■ **Brief**: Determine the count of lines holding the string "matplotlib". Return only the number.

■ **Data**:
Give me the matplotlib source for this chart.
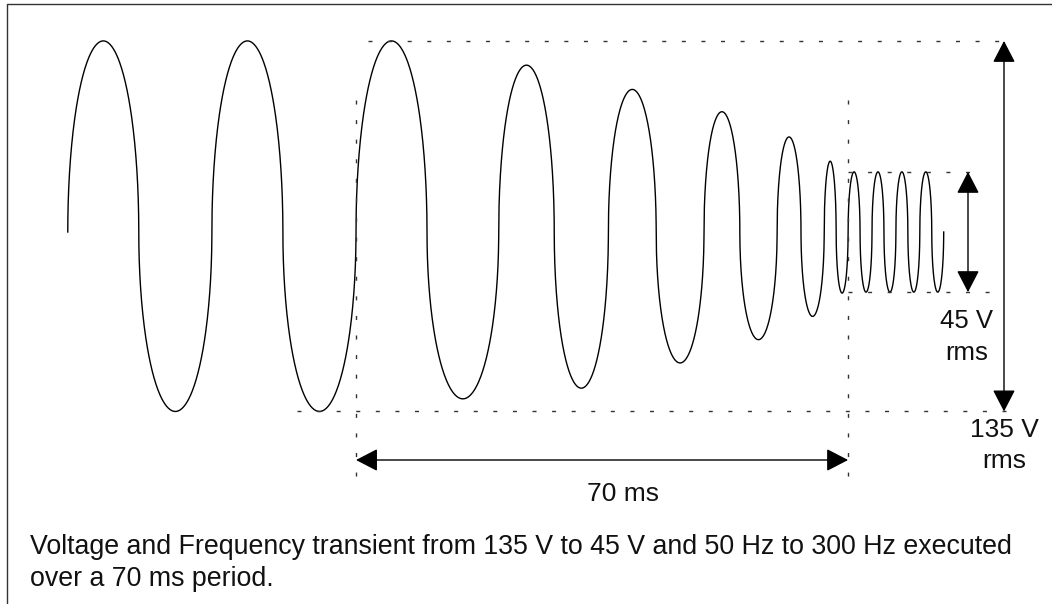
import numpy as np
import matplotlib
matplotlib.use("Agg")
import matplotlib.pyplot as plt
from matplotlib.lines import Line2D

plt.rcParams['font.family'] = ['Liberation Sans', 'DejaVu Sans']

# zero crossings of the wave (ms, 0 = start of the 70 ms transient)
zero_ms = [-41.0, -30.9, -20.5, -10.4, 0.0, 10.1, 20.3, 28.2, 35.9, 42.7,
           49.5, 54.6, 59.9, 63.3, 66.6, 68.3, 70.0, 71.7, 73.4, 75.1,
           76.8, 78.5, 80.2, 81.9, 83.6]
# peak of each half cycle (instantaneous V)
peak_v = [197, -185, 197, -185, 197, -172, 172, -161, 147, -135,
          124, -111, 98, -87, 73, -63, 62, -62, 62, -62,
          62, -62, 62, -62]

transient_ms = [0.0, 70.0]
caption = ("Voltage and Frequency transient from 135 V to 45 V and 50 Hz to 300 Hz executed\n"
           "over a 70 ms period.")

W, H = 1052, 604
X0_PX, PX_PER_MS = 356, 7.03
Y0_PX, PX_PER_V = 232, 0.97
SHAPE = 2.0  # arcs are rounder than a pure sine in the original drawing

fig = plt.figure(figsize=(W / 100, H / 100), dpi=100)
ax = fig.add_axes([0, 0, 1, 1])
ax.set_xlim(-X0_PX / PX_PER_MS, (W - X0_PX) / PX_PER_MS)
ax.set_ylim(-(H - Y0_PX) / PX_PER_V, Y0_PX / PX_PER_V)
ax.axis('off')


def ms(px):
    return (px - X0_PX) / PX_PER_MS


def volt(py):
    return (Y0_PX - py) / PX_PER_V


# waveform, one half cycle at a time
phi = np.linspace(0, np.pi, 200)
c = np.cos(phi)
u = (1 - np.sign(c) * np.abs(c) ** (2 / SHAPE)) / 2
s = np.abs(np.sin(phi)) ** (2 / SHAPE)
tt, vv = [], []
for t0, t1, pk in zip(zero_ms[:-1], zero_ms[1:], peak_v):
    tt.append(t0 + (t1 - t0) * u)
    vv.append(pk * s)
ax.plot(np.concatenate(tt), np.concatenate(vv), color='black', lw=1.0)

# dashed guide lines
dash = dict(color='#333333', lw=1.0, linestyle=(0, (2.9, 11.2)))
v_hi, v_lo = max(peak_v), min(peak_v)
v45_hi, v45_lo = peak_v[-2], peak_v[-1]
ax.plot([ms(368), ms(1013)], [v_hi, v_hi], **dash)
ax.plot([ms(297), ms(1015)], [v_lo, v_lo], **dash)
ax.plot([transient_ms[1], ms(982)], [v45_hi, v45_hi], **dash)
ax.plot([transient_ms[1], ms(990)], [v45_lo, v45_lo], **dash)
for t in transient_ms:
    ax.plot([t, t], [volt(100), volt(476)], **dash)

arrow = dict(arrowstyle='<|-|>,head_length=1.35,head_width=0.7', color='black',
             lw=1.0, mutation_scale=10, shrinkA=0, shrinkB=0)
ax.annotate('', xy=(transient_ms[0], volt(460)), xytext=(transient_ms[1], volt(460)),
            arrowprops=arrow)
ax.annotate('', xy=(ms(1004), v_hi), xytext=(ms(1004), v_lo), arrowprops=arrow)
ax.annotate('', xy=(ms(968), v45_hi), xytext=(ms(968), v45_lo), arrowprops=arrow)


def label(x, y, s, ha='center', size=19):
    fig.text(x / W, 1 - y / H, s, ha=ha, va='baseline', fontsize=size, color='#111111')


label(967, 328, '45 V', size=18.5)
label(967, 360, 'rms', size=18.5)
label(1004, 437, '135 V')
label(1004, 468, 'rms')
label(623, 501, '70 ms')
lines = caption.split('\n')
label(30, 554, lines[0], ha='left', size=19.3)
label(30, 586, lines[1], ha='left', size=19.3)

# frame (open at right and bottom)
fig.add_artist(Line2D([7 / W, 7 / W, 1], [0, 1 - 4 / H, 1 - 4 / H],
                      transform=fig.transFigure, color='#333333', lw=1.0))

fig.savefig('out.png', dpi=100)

■ **Written response**: 5